- Requirements:
Skipping all pictures, set down the lines of the listing from the first through the one with "const rightTicks = [50,60,70,80,90,100];".
** start of Data excerpt **
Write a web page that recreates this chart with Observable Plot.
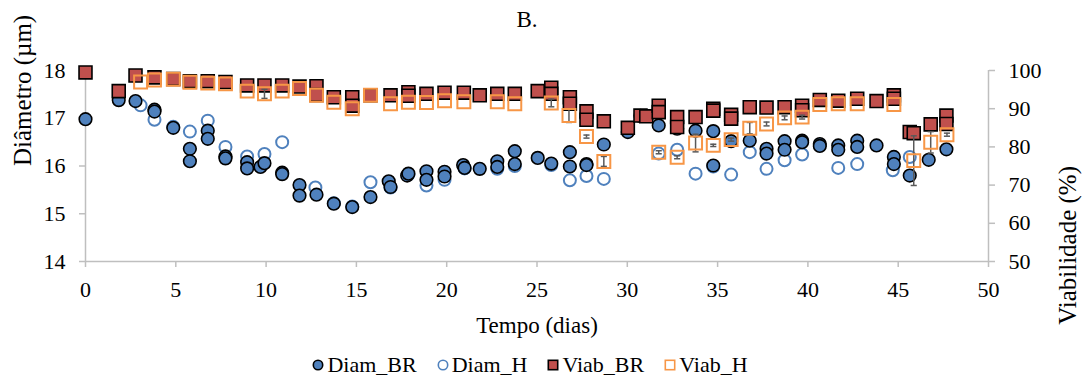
<!DOCTYPE html>
<html><head><meta charset="utf-8">
<script src="https://cdn.jsdelivr.net/npm/d3@7"></script>
<script src="https://cdn.jsdelivr.net/npm/@observablehq/plot@0.6"></script>
<style>
body{margin:0;background:#fff;font-family:"Liberation Serif","Times New Roman",serif;}
#title{width:1083px;box-sizing:border-box;padding-right:29px;height:40px;line-height:40px;text-align:center;font-size:23px;}
#chart svg{display:block;}
#legend{width:1083px;box-sizing:border-box;padding-right:23px;height:40px;display:flex;justify-content:center;align-items:center;font-size:22px;padding-top:9px;font-family:"Liberation Serif",serif;}
.item{display:flex;align-items:center;margin:0 10px;}
.item svg{margin-right:3px;}
</style>
</head><body>
<div id="title">B.</div>
<div id="chart"></div>
<div id="legend"></div>
<script>
// ---- data ----
const xTicks = [0,5,10,15,20,25,30,35,40,45,50];
const leftTicks = [14,15,16,17,18];
const rightTicks = [50,60,70,80,90,100];

const diamBR_day = [0,1.84,2.77,3.82,3.82,4.86,5.78,5.78,6.77,6.77,7.75,7.75,8.95,8.95,9.69,9.91,10.89,10.89,11.85,11.85,12.79,13.75,14.77,15.78,16.79,16.89,17.81,17.88,18.88,18.88,19.88,19.88,20.91,20.99,21.83,22.80,22.80,23.77,23.77,25.04,25.79,26.82,26.82,27.74,27.74,28.70,30.03,30.73,31.74,32.76,33.78,34.76,34.76,35.75,36.78,37.71,37.71,38.71,38.71,39.68,39.68,40.66,40.66,41.68,41.68,42.73,42.73,43.80,44.76,44.76,45.64,46.69,47.67];
const diamBR_val = [16.98,17.38,17.36,17.18,17.14,16.80,16.36,16.10,16.74,16.57,16.20,16.16,16.08,15.95,15.98,16.06,15.86,15.83,15.60,15.38,15.40,15.21,15.14,15.35,15.68,15.56,15.80,15.84,15.89,15.71,15.88,15.78,16.02,15.96,15.94,16.10,15.98,16.31,16.04,16.17,16.05,16.29,15.99,16.04,16.02,16.45,16.71,17.05,16.85,16.78,16.74,16.73,16.01,16.52,16.53,16.36,16.26,16.52,16.34,16.53,16.50,16.46,16.42,16.43,16.34,16.53,16.40,16.43,16.19,16.04,15.80,16.13,16.35];

const diamH_day = [3.05,3.82,4.86,5.78,6.77,7.75,8.95,9.91,10.89,12.73,13.75,14.77,15.78,16.89,17.88,18.88,19.88,20.99,22.80,23.77,25.79,26.82,27.74,28.70,31.74,32.76,33.78,34.76,35.75,36.78,37.71,38.71,39.68,41.68,42.73,44.70,45.64];
const diamH_val = [17.27,16.97,16.82,16.72,16.95,16.40,16.20,16.25,16.50,15.55,15.22,15.15,15.66,15.55,15.82,15.59,15.71,15.95,15.94,16.00,16.02,15.70,15.79,15.73,16.26,16.34,15.84,15.99,15.82,16.29,15.94,16.12,16.24,15.96,16.04,15.91,16.19];

const viabBR_day = [0,1.84,2.77,3.82,4.86,5.78,6.77,7.75,8.95,9.91,10.89,11.85,12.79,12.79,13.75,14.77,14.77,15.78,16.89,17.88,17.88,18.88,19.88,20.95,21.83,22.80,23.77,25.04,25.79,25.79,26.82,26.82,27.74,27.74,28.70,30.03,30.73,31.05,31.74,31.74,32.76,32.76,33.78,34.76,34.76,35.75,35.75,36.78,37.71,38.71,39.68,39.68,40.66,41.68,42.73,43.80,44.76,44.76,45.64,45.86,46.80,47.67,47.67];
const viabBR_val = [99.5,94.6,98.7,98.2,97.8,97.2,97.2,97.0,96.1,96.1,96.1,95.8,95.9,93.6,93.0,93.0,90.8,93.5,93.5,94.3,93.4,93.9,94.2,94.2,93.5,93.9,93.9,94.6,95.5,93.9,93.0,91.3,89.3,87.1,86.7,85.0,88.2,88.0,90.8,89.1,87.8,85.2,87.8,90.0,89.5,88.4,87.4,90.4,90.3,90.4,90.8,89.6,92.3,92.1,92.6,92.0,93.5,92.6,83.9,83.6,85.9,88.2,86.0];

const viabH_day = [3.05,3.82,4.86,5.78,6.77,7.75,8.95,9.91,10.89,11.85,12.79,13.75,14.77,15.78,16.89,17.88,18.88,19.88,20.95,22.80,23.77,25.79,26.77,27.74,28.70,31.74,32.76,33.78,34.76,35.75,36.78,37.71,38.71,39.68,40.66,41.68,42.73,44.76,45.86,46.80,47.70];
const viabH_val = [97.0,97.5,97.7,96.9,96.7,96.5,94.6,93.9,94.6,95.3,93.5,91.7,90.0,93.5,91.3,91.7,91.6,92.1,91.8,91.8,91.3,91.5,88.2,82.7,76.2,78.6,77.3,81.0,80.4,81.9,84.9,86.0,87.6,87.8,91.1,91.3,91.3,91.1,76.4,81.2,83.2];
const viabH_err = [0,0,0,0,0,0,0,1.2,0,0,0,0,0,0,0,0,0,0,0,0,0,1.0,1.8,0.4,1.3,0.4,0.4,2.3,0.3,0.4,1.5,0.5,0.5,0.5,0,0,0,0,6.5,2.8,0.4];

const colBlue = "#4F81BD", colRed = "#C0504D", colOrange = "#F79646", grey = "#bfbfbf", errCol = "#595959";

// secondary (viability) axis mapped onto diameter scale
const toL = v => 14 + (v - 50) * 0.08;
const fromL = d => Math.round((d - 14) / 0.08 + 50);

const diamBR = diamBR_day.map((d,i)=>({x:d, y:diamBR_val[i]}));
const diamH = diamH_day.map((d,i)=>({x:d, y:diamH_val[i]}));
const viabBR = viabBR_day.map((d,i)=>({x:d, v:viabBR_val[i]}));
const viabH = viabH_day.map((d,i)=>({x:d, v:viabH_val[i], e:viabH_err[i]}));
const viabHerr = viabH.filter(d => d.e > 0);

const font = "'Liberation Serif', 'Times New Roman', serif";
const plot = Plot.plot({
  width:1083, height:300,
  marginTop:30, marginBottom:79, marginLeft:85, marginRight:95,
  x:{domain:[0,50]}, y:{domain:[14,18]},
  style:{fontFamily:font, fontSize:"22px", color:"black", background:"white", overflow:"visible"},
  marks:[
    Plot.ruleY([14], {stroke:grey, strokeWidth:1.5}),
    Plot.ruleX([0], {stroke:grey, strokeWidth:1.5}),
    Plot.ruleX([50], {stroke:grey, strokeWidth:1.5}),
    Plot.axisX({ticks:xTicks, tickSize:6, tickPadding:14, stroke:grey, strokeWidth:1.5, fill:"black", label:null, tickFormat:d=>String(d), fontSize:22}),
    Plot.axisY({anchor:"left", ticks:leftTicks, tickSize:6, tickPadding:14, stroke:grey, strokeWidth:1.5, fill:"black", label:null, tickFormat:d=>String(d), fontSize:22}),
    Plot.axisY({anchor:"right", ticks:rightTicks.map(toL), tickSize:6, tickPadding:14, stroke:grey, strokeWidth:1.5, fill:"black", label:null, tickFormat:d=>String(fromL(d)), fontSize:22}),
    Plot.text(["Tempo (dias)"], {frameAnchor:"bottom", dy:71, text:d=>d, fontSize:23, fill:"black"}),
    Plot.text(["Diâmetro (µm)"], {frameAnchor:"left", dx:-63, rotate:-90, text:d=>d, fontSize:25, fill:"black"}),
    Plot.text(["Viabilidade (%)"], {frameAnchor:"right", dx:79, rotate:-90, text:d=>d, fontSize:25, fill:"black"}),
    Plot.dot(diamH, {x:"x", y:"y", r:6, fill:"none", stroke:colBlue, strokeWidth:2}),
    Plot.dot(diamBR, {x:"x", y:"y", r:6.3, fill:colBlue, stroke:"black", strokeWidth:1.6}),
    Plot.dot(viabBR, {x:"x", y:d=>toL(d.v), symbol:"square", r:7.3, fill:colRed, stroke:"black", strokeWidth:1.6}),
    Plot.ruleX(viabHerr, {x:"x", y1:d=>toL(d.v-d.e), y2:d=>toL(d.v+d.e), stroke:errCol, strokeWidth:1.5}),
    Plot.link(viabHerr, {x1:d=>d.x-0.17, x2:d=>d.x+0.17, y1:d=>toL(d.v+d.e), y2:d=>toL(d.v+d.e), stroke:errCol, strokeWidth:1.5}),
    Plot.link(viabHerr, {x1:d=>d.x-0.17, x2:d=>d.x+0.17, y1:d=>toL(d.v-d.e), y2:d=>toL(d.v-d.e), stroke:errCol, strokeWidth:1.5}),
    Plot.dot(viabH, {x:"x", y:d=>toL(d.v), symbol:"square", r:7.3, fill:"none", stroke:colOrange, strokeWidth:2})
  ]
});
document.getElementById("chart").appendChild(plot);

// legend
const legendItems = [
  {name:"Diam_BR", shape:"circle", fill:colBlue, stroke:"black"},
  {name:"Diam_H", shape:"circle", fill:"none", stroke:colBlue},
  {name:"Viab_BR", shape:"square", fill:colRed, stroke:"black"},
  {name:"Viab_H", shape:"square", fill:"none", stroke:colOrange}
];
const leg = document.getElementById("legend");
for (const it of legendItems) {
  const div = document.createElement("div"); div.className = "item";
  const shape = it.shape === "circle"
    ? `<circle cx="6" cy="6" r="4.7" fill="${it.fill}" stroke="${it.stroke}" stroke-width="1.6"/>`
    : `<rect x="1.3" y="1.3" width="9.4" height="9.4" fill="${it.fill}" stroke="${it.stroke}" stroke-width="1.6"/>`;
  div.innerHTML = `<svg width="12" height="12">${shape}</svg><span>${it.name}</span>`;
  leg.appendChild(div);
}
</script>
</body></html>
** end of Data excerpt **
- Written answer:
Write a web page that recreates this chart with Observable Plot.
<!DOCTYPE html>
<html><head><meta charset="utf-8">
<script src="https://cdn.jsdelivr.net/npm/d3@7"></script>
<script src="https://cdn.jsdelivr.net/npm/@observablehq/plot@0.6"></script>
<style>
body{margin:0;background:#fff;font-family:"Liberation Serif","Times New Roman",serif;}
#title{width:1083px;box-sizing:border-box;padding-right:29px;height:40px;line-height:40px;text-align:center;font-size:23px;}
#chart svg{display:block;}
#legend{width:1083px;box-sizing:border-box;padding-right:23px;height:40px;display:flex;justify-content:center;align-items:center;font-size:22px;padding-top:9px;font-family:"Liberation Serif",serif;}
.item{display:flex;align-items:center;margin:0 10px;}
.item svg{margin-right:3px;}
</style>
</head><body>
<div id="title">B.</div>
<div id="chart"></div>
<div id="legend"></div>
<script>
// ---- data ----
const xTicks = [0,5,10,15,20,25,30,35,40,45,50];
const leftTicks = [14,15,16,17,18];
const rightTicks = [50,60,70,80,90,100];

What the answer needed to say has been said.